In his song “The National Front Disco,” he proudly pledges his support for this group, bellowing controversial, anti-immigration lyrics such as, “England for the English!” This simple yet offensive lyricism demonstrates the uncomfortable lack of thought that Morrissey puts into his extreme ideologies and public presentation of them.
In addition to this, he has a whole slew of controversial statements, such as an open support of the openly racist Tommy Robinson and statements against London’s first Muslim mayor, Sadiq Khan, such as “she cannot talk properly.” In the midst of the MeToo Movement, he spoke condescendingly of sexual assault victim Anthony Rapp and claimed that Harvey Weinstein’s accusers were merely attention seekers. Additionally, he attempted to claim a “black pop conspiracy” keeping his musical career down, and declared his detest of modern black music.
Morrissey has clearly chosen his controversial side in the culture wars of today, and this has resulted in significant amounts of public outrage towards him. Many train networks have taken down his promotional posters, and his questionable public statements have prompted negative media attention, such as an article written about him entitled “Bigmouth strikes again and again.”
The overall sound of Morrissey’s new album, “I Am Not A Dog On A Chain,” is very pop rock with politically laced lyricism that makes it almost unbearable to listen to. The album’s tone feels quite pompous and confident, with a sort of “I don’t care what you think about me” antagonistic attitude to it.
While some tracks are a bit thought provoking with interesting instrumentation, many come off as bland and poorly mixed/arranged. In the title track, Morrissey laments on his own intelligence by discussing how he doesn’t read the news, and sings “I see no point in being nice,” a statement which is not news to anyone who has been following his public image over the years.

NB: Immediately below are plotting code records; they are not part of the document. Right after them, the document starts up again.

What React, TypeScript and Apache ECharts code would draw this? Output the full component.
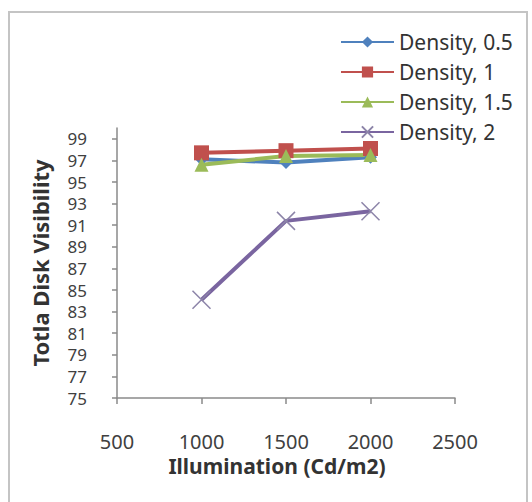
import React, { useEffect, useRef } from "react";
import * as echarts from "echarts";

const illumination = [1000, 1500, 2000];
const density05 = [97.1, 96.8, 97.3];
const density1 = [97.7, 97.9, 98.1];
const density15 = [96.6, 97.4, 97.5];
const density2 = [84.1, 91.4, 92.3];
const seriesNames = ["Density, 0.5", "Density, 1", "Density, 1.5", "Density, 2"];
const yTickValues = [75, 77, 79, 81, 83, 85, 87, 89, 91, 93, 95, 97, 99];
const xTickValues = [500, 1000, 1500, 2000, 2500];

const FONT = "'Noto Sans', sans-serif";

export default function App() {
  const ref = useRef<HTMLDivElement>(null);
  useEffect(() => {
    if (!ref.current) return;
    const chart = echarts.init(ref.current, undefined, { renderer: "svg" });
    const pair = (vals: number[]) => illumination.map((x, i) => [x, vals[i]]);
    const mk = (name: string, vals: number[], color: string, symbol: string, size: number) => ({
      name,
      type: "line",
      data: pair(vals),
      symbol,
      symbolSize: size,
      lineStyle: { color, width: 4 },
      itemStyle: { color },
      z: 2,
    });
    chart.setOption({
      animation: false,
      backgroundColor: "#ffffff",
      graphic: [
        {
          type: "rect",
          shape: { x: 9, y: 12, width: 518, height: 500 },
          style: { fill: "none", stroke: "#c4c4c4", lineWidth: 2 },
          silent: true,
        },
      ],
      legend: {
        orient: "vertical",
        left: 340,
        top: 30,
        padding: 0,
        itemWidth: 53,
        itemHeight: 14,
        itemGap: 6,
        textStyle: { fontFamily: FONT, fontSize: 21, color: "#333333", lineHeight: 24 },
        data: seriesNames,
      },
      grid: { left: 117, right: 77, top: 128, bottom: 104, containLabel: false },
      xAxis: {
        type: "value",
        min: 500,
        max: 2500,
        interval: 500,
        name: "Illumination (Cd/m2)",
        nameLocation: "middle",
        nameGap: 57,
        nameTextStyle: {
          fontFamily: FONT,
          fontSize: 21,
          fontWeight: "bold",
          color: "#333333",
          padding: [0, 18, 0, 0],
        },
        axisLine: { lineStyle: { color: "#8a8a8a", width: 1.5 } },
        axisTick: { show: true, length: 6, lineStyle: { color: "#8a8a8a", width: 1.5 }, customValues: xTickValues },
        axisLabel: {
          fontFamily: FONT,
          fontSize: 20,
          color: "#404040",
          margin: 33,
          customValues: xTickValues,
          formatter: (v: number) => String(v),
        },
        splitLine: { show: false },
      },
      yAxis: {
        type: "value",
        min: 75,
        max: 100,
        name: "Totla Disk Visibility",
        nameLocation: "middle",
        nameGap: 66,
        nameTextStyle: {
          fontFamily: FONT,
          fontSize: 22,
          fontWeight: "bold",
          color: "#333333",
        },
        axisLine: { show: true, lineStyle: { color: "#8a8a8a", width: 1.5 } },
        axisTick: { show: true, length: 5, lineStyle: { color: "#8a8a8a", width: 1.5 }, customValues: yTickValues },
        axisLabel: {
          fontFamily: FONT,
          fontSize: 17,
          color: "#404040",
          margin: 30,
          customValues: yTickValues,
          formatter: (v: number) => String(v),
        },
        splitLine: { show: false },
      },
      series: [
        mk(seriesNames[0], density05, "#4F81BD", "diamond", 13),
        mk(seriesNames[1], density1, "#C0504D", "rect", 15),
        mk(seriesNames[2], density15, "#9BBB59", "triangle", 14),
        {
          name: seriesNames[3],
          type: "line",
          data: pair(density2),
          symbol: "path://M0,0L10,10M10,0L0,10",
          symbolSize: 18,
          lineStyle: { color: "#7A65A0", width: 4 },
          itemStyle: { color: "none", borderColor: "#8c84a8", borderWidth: 1.5 },
          z: 2,
        },
      ],
    });
    return () => chart.dispose();
  }, []);
  return (
    <div
      ref={ref}
      style={{ position: "fixed", left: 0, top: 0, width: 532, height: 502 }}
    />
  );
}
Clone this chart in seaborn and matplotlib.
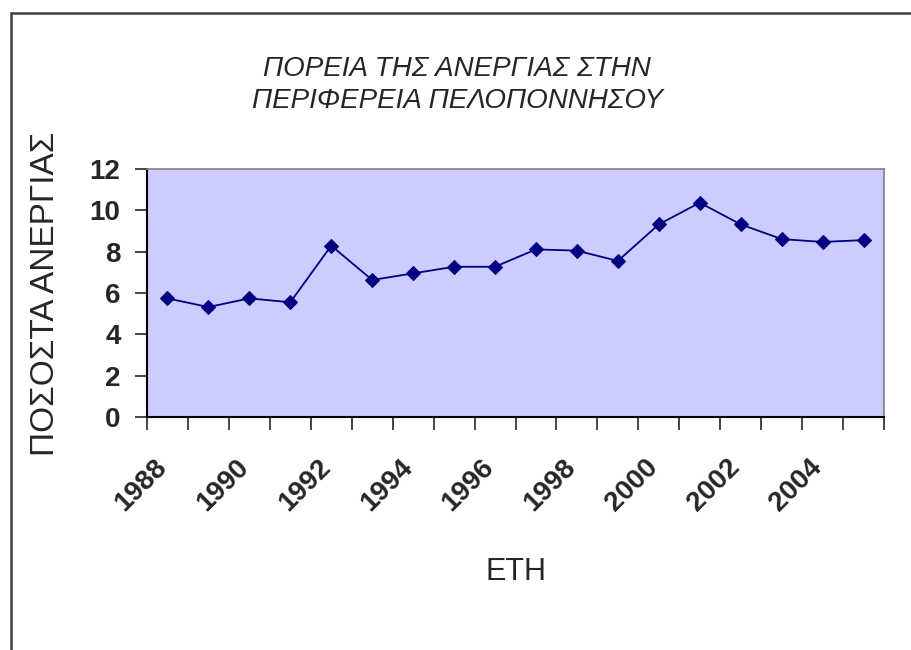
import pandas as pd
import seaborn as sns
import matplotlib.pyplot as plt
from matplotlib.patches import Rectangle
from matplotlib.transforms import ScaledTranslation

years = list(range(1988, 2006))
rates = [5.74, 5.32, 5.74, 5.55, 8.29, 6.63, 6.95, 7.27, 7.27,
         8.11, 8.05, 7.55, 9.32, 10.37, 9.32, 8.61, 8.47, 8.56]
title = "ΠΟΡΕΙΑ ΤΗΣ ΑΝΕΡΓΙΑΣ ΣΤΗΝ\nΠΕΡΙΦΕΡΕΙΑ ΠΕΛΟΠΟΝΝΗΣΟΥ"
ylabel = "ΠΟΣΟΣΤΑ ΑΝΕΡΓΙΑΣ"
xlabel = "ΕΤΗ"

sns.set_style("white")
plt.rcParams['font.family'] = ['Liberation Sans', 'DejaVu Sans']

df = pd.DataFrame({'pos': range(len(years)), 'year': years, 'rate': rates})

fig = plt.figure(figsize=(9.11, 6.5), dpi=100)
ax = fig.add_axes([147/911, 1 - 417/650, 737/911, 248/650])
ax.set_facecolor('#CCCCFF')

sns.lineplot(data=df, x='pos', y='rate', ax=ax, color='#000080', linewidth=1.3,
             marker='D', markersize=7, markeredgecolor='#000080')

ax.set_xlim(-0.5, len(years) - 0.5)
ax.set_ylim(0, 12)
ax.set_yticks(range(0, 13, 2))
ax.tick_params(axis='y', labelsize=20, length=9, width=1.2, direction='out', left=True, pad=10)
for t in ax.get_yticklabels():
    t.set_fontweight('bold')

# category boundaries get tick marks, every second year gets a label
ax.set_xticks([i - 0.5 for i in range(len(years) + 1)])
ax.set_xticklabels([])
ax.set_xticks(df['pos'][::2], minor=True)
ax.set_xticklabels([str(y) for y in years[::2]], minor=True, rotation=45,
                   ha='right', va='top', rotation_mode='anchor',
                   fontsize=20, fontweight='bold')
ax.tick_params(axis='x', which='major', length=9, width=1.2, direction='out', bottom=True)
ax.tick_params(axis='x', which='minor', length=0, pad=27)
shift = ScaledTranslation(-14/100, 0, fig.dpi_scale_trans)
for t in ax.get_xticklabels(minor=True):
    t.set_transform(t.get_transform() + shift)

for s in ['left', 'bottom']:
    ax.spines[s].set_color('black')
    ax.spines[s].set_linewidth(1.5)
for s in ['top', 'right']:
    ax.spines[s].set_color('#808080')
    ax.spines[s].set_linewidth(1.2)

ax.set_xlabel('')
ax.set_ylabel('')
fig.text(516/911, 1 - 572/650, xlabel, ha='center', va='center', fontsize=22)
fig.text(46/911, 1 - 294/650, ylabel, ha='center', va='center', rotation=90, fontsize=24)
fig.text(457/911, 1 - 85/650, title, ha='center', va='center', fontsize=20,
         style='italic', linespacing=1.35)

fig.add_artist(Rectangle((11/911, -0.2), 1.2, 1.2 - 13/650, transform=fig.transFigure,
                         fill=False, edgecolor='#404040', linewidth=1.8))

plt.savefig("out.png", dpi=100)
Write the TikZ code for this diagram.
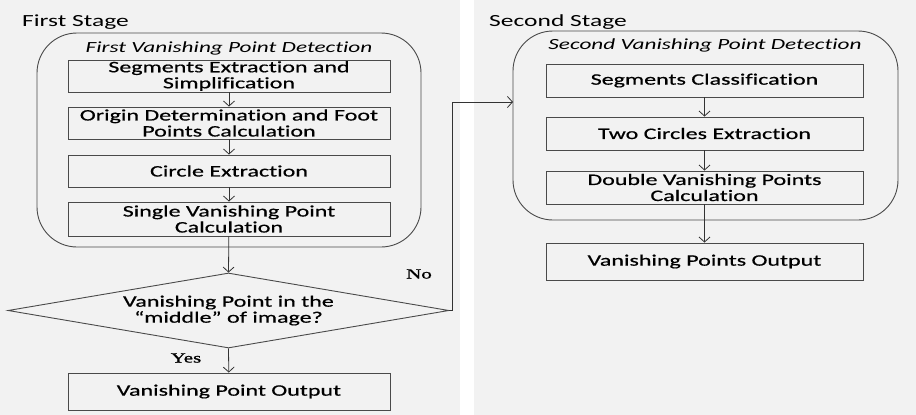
\documentclass[tikz,border=0pt]{standalone}
\usepackage{fontspec}
\setmainfont{Carlito}[FakeStretch=1.5, FakeBold=0.6, RawFeature=-liga]
\newfontfamily\plainfam{Carlito}[FakeStretch=1.5, RawFeature=-liga]
\newfontfamily\serifl{Liberation Serif}[FakeStretch=1.5, FakeBold=1.2]
\usetikzlibrary{shapes.geometric,arrows.meta}
\definecolor{panelbg}{HTML}{F2F2F2}
\definecolor{edge}{HTML}{4A4A4A}
\tikzset{
  box/.style={draw=edge, line width=0.9pt, minimum width=322pt, minimum height=32pt, inner sep=0pt, align=center, font=\fontsize{16}{16}\selectfont},
  grp/.style={draw=edge, line width=0.9pt, rounded corners=40pt},
  arr/.style={draw=black!80, line width=0.8pt, -{Straight Barb[length=5pt,width=11pt]}},
  stage/.style={anchor=base west, inner sep=0pt, font=\fontsize{17}{18}\selectfont\plainfam},
  gtitle/.style={inner sep=0pt, font=\fontsize{15.5}{16}\selectfont\plainfam\itshape},
  lbl/.style={inner sep=0pt, font=\fontsize{14}{15}\selectfont\serifl}
}
\begin{document}
\begin{tikzpicture}[x=1pt,y=-1pt]
\useasboundingbox (0,0) rectangle (916,415);
\fill[white] (0,0) rectangle (916,415);
\fill[panelbg] (0,0) rectangle (460,415);
\fill[panelbg] (474,0) rectangle (916,415);
% left stage
\node[stage] (s1) at (22,26) {First Stage};
\draw[grp] (37,33) rectangle (421,247);
\node[gtitle] (t1) at (229,48) {First Vanishing Point Detection};
\node[box] (b1) at (229,76) {Segments Extraction and\\Simplification};
\node[box] (b2) at (229,123) {Origin Determination and Foot\\Points Calculation};
\node[box] (b3) at (229,171) {Circle Extraction};
\node[box, minimum height=34pt] (b4) at (229,219) {Single Vanishing Point\\Calculation};
\node[draw=edge, line width=0.9pt, diamond, shape aspect=5.88, minimum width=441pt, minimum height=75pt, inner sep=0pt, align=center, font=\fontsize{16}{16}\selectfont] (dia) at (228.5,310.5) {Vanishing Point in the\\``middle'' of image?};
\node[box, minimum height=37pt] (b5) at (229,391.5) {Vanishing Point Output};
\node[lbl] (no) at (419,274) {No};
\node[lbl] (yes) at (186,358) {Yes};
\draw[arr] (b1) -- (b2);
\draw[arr] (b2) -- (b3);
\draw[arr] (b3) -- (b4);
\draw[arr] (b4) -- (dia.north);
\draw[arr] (dia.south) -- (b5);
% right stage
\node[stage] (s2) at (489,26) {Second Stage};
\draw[grp] (513,31) rectangle (898,220);
\coordinate (g2w) at (513,102);
\coordinate (turn) at (452,102);
\node[gtitle] (t2) at (705,45) {Second Vanishing Point Detection};
\node[box, minimum width=317pt, minimum height=33pt] (ra) at (704.5,80.5) {Segments Classification};
\node[box, minimum width=317pt, minimum height=33pt] (rb) at (704.5,133.5) {Two Circles Extraction};
\node[box, minimum width=317pt, minimum height=33pt] (rc) at (704.5,187.5) {Double Vanishing Points\\Calculation};
\node[box, minimum width=317pt, minimum height=37pt] (rd) at (704.5,261.5) {Vanishing Points Output};
\draw[arr] (ra) -- (rb);
\draw[arr] (rb) -- (rc);
\draw[arr] (rc) -- (rd);
\draw[arr] (dia.east) -| (turn) -- (g2w);
\end{tikzpicture}
\end{document}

Morrissey’s controversial and outspoken opinions are all the more tragic for anyone who found themselves infatuated with The Smiths, whom Morrissey was the vocalist of. The Smiths were one of the most iconic bands of the 80’s, most known for their melancholic sound and versatile yet consistently exceptional lyricism. Lyricism that was, ironically, crafted mostly by Morrissey himself and meant to empower the very people that he now openly speaks against.
''If Morrissey says not to eat meat, then I'll eat meat…that's how much I hate Morrissey'' – Robert Smith (1984) pic.twitter.com/dfYCDHi5RM
— History Lovers Club (@historylvrsclub) March 31, 2020
This character shift and horrible, offensive behavior is especially sad for those who spent many years of their life finding themselves enveloped in the artfully gloomy sound of The Smiths. This, in conjunction with the fact that Morrissey has seemed to shed pretty much everything he has going for him sound wise- such as his lyrical consistency and 50’s pastiche musical style- makes this a very sad scenario indeed.
Morrissey’s unceremonious album release in the midst of his character shift and offensive public image sparks many questions for everyone. How did such a sudden character and image shift occur? And, if Morrissey has really been this way all along, how did it take until recently to surface? What extent is it our responsibility as consumers to separate the artist from their work?
Sophomore Sophia Garcia said, “Morrissey is a really disappointing person to me. I was obsessed with The Smiths but now I feel guilty every time I listen to them because of how awful of a person Morrissey is. I just can’t bring myself to listen to his solo work and support his career like that. I get why it’s hard for some people to separate artists from their work if it’s someone they really like, but in this case for me it’s no question.”